--- Dataset excerpts ---
________________________

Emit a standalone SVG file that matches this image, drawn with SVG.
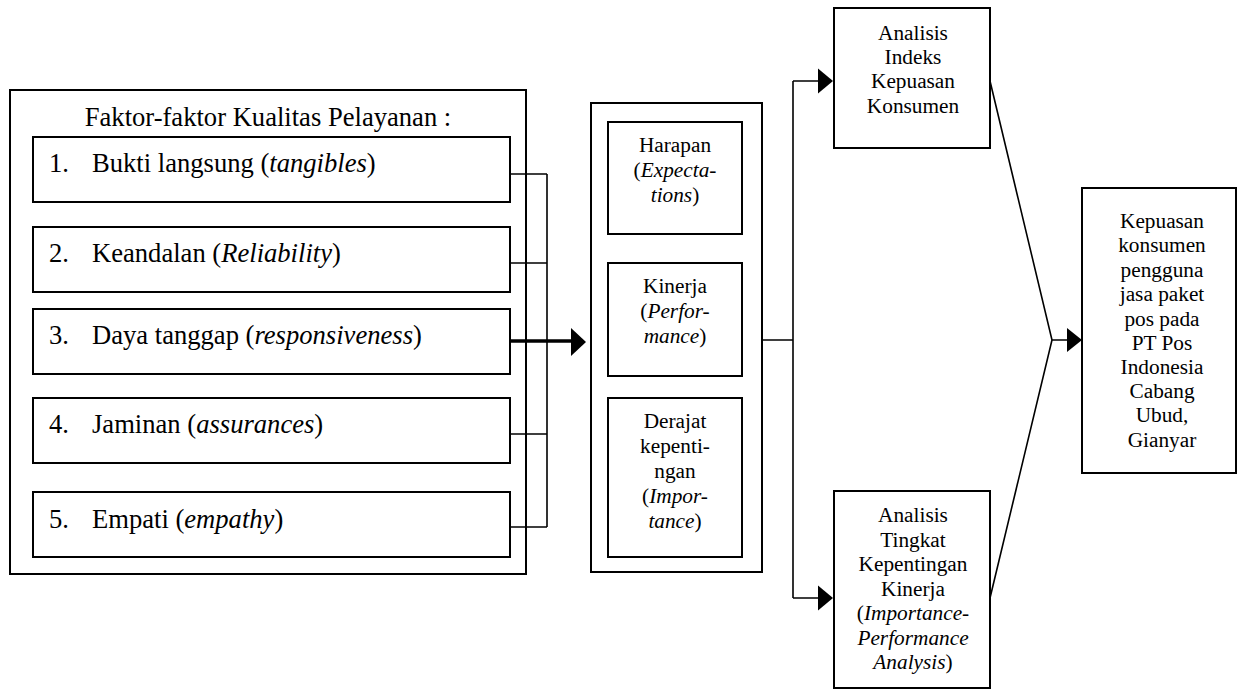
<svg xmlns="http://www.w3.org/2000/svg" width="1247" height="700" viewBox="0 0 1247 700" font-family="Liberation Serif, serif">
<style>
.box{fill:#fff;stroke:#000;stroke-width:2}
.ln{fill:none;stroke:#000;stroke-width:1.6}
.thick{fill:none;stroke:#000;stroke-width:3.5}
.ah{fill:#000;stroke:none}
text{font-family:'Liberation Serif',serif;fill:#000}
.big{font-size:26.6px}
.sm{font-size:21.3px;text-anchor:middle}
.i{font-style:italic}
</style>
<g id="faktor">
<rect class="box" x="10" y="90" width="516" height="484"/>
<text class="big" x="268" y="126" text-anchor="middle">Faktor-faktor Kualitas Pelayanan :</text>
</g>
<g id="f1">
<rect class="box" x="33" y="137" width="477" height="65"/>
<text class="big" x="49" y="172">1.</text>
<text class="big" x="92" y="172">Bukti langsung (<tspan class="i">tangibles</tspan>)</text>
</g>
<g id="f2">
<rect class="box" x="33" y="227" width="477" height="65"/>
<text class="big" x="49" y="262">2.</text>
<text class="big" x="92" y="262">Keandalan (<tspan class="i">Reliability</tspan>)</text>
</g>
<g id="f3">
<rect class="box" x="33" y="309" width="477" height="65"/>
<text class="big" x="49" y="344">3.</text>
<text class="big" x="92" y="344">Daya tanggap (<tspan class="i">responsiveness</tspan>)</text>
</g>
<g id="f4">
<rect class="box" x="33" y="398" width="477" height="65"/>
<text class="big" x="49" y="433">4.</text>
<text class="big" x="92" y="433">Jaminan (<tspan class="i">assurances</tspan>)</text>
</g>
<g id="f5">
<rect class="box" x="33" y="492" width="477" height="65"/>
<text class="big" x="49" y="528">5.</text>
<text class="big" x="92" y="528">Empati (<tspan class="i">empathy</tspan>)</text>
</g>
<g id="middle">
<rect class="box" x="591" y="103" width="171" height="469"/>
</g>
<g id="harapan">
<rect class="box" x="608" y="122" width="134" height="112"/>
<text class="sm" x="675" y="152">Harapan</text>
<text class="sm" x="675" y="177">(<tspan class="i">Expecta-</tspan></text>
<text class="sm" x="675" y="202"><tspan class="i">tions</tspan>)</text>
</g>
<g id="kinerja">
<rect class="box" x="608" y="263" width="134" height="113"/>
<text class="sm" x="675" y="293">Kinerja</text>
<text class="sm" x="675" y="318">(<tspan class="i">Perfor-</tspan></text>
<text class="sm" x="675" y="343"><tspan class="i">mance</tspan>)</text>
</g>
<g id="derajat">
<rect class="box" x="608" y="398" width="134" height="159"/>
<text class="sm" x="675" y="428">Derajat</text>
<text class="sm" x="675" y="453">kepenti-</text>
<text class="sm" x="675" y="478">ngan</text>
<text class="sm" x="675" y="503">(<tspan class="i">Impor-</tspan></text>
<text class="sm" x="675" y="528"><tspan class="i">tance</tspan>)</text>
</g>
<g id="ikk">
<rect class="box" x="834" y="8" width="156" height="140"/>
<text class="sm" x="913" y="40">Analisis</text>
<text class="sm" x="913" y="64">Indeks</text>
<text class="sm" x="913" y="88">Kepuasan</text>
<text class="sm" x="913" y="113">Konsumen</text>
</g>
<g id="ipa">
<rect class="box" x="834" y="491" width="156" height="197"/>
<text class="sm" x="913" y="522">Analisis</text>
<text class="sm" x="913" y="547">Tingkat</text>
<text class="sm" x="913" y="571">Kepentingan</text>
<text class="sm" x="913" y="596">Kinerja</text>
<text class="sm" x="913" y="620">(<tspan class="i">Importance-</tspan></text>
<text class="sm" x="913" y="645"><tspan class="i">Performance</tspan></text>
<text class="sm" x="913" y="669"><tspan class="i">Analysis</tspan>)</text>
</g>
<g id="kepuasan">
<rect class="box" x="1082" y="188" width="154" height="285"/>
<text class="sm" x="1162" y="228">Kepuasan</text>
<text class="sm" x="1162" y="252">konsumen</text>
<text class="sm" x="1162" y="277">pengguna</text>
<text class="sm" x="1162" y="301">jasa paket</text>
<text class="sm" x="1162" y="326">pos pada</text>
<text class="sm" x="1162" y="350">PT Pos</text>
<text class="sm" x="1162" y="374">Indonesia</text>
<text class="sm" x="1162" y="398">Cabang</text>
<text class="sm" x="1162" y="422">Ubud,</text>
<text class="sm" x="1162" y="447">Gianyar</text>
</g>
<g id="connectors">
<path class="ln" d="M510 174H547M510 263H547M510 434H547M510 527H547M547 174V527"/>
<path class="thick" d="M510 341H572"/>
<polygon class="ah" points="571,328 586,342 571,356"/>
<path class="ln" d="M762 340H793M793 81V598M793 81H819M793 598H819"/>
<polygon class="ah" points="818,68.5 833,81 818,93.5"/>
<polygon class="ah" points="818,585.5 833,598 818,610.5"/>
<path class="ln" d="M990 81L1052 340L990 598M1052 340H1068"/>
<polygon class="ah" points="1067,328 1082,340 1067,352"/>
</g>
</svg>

________________________

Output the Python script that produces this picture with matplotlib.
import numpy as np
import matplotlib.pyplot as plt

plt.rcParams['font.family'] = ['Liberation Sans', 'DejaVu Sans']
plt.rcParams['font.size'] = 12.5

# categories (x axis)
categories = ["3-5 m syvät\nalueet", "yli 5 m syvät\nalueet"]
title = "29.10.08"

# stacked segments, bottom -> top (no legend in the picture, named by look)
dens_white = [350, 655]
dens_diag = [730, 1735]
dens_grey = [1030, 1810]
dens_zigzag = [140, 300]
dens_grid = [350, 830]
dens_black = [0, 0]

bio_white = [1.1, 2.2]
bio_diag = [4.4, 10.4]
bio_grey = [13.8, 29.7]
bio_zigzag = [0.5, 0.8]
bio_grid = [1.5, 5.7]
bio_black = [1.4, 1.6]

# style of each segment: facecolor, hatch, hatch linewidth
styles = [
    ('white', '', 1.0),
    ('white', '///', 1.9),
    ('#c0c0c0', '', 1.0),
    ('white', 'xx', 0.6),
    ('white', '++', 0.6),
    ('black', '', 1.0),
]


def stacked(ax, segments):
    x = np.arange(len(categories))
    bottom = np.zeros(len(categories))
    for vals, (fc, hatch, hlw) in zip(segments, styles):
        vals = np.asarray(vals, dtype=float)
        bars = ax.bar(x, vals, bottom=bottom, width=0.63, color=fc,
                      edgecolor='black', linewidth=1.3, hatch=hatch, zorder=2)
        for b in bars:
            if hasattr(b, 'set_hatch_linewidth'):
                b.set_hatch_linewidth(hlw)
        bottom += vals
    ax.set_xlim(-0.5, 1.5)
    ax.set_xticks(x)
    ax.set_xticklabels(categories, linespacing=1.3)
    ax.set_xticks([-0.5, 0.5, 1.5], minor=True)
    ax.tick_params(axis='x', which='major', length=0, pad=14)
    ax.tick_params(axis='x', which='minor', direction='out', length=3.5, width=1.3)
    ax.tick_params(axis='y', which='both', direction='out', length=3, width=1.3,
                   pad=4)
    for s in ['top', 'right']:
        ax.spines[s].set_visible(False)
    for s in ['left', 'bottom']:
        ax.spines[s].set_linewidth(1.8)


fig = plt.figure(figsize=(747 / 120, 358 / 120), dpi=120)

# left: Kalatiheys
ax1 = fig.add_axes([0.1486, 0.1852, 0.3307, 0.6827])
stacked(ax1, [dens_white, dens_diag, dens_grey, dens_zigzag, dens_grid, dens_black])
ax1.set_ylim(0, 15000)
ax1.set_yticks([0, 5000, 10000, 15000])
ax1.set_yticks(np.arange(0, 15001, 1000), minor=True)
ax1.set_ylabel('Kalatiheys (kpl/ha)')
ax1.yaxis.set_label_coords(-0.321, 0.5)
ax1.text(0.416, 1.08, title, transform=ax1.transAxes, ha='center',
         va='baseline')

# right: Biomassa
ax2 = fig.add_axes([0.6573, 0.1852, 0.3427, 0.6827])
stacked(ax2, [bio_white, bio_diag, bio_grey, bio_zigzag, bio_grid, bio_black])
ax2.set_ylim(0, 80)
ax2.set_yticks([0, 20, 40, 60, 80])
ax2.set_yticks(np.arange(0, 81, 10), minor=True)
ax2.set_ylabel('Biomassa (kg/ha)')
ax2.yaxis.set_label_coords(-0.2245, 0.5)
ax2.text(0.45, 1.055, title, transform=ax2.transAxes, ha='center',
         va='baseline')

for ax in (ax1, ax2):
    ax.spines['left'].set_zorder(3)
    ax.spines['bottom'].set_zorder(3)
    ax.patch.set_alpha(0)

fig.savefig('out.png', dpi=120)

________________________

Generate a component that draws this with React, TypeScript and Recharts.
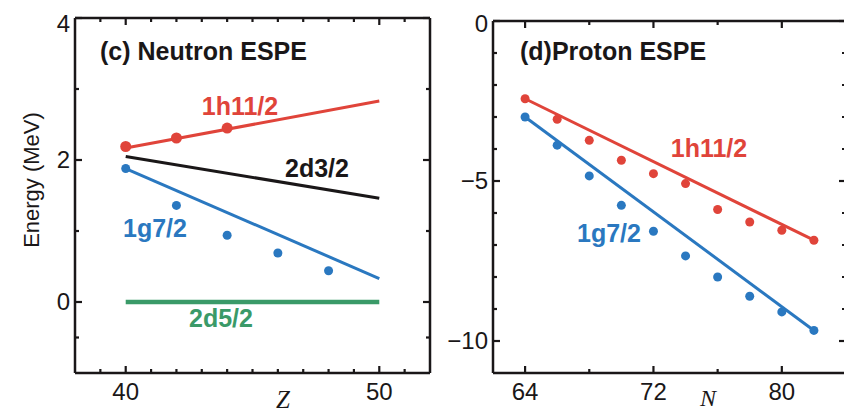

________________________

--- What the task requires ---
Extract every line above that contains the word "this".

--- Complete output ---
Emit a standalone SVG file that matches this image, drawn with SVG.
Output the Python script that produces this picture with matplotlib.
Generate a component that draws this with React, TypeScript and Recharts.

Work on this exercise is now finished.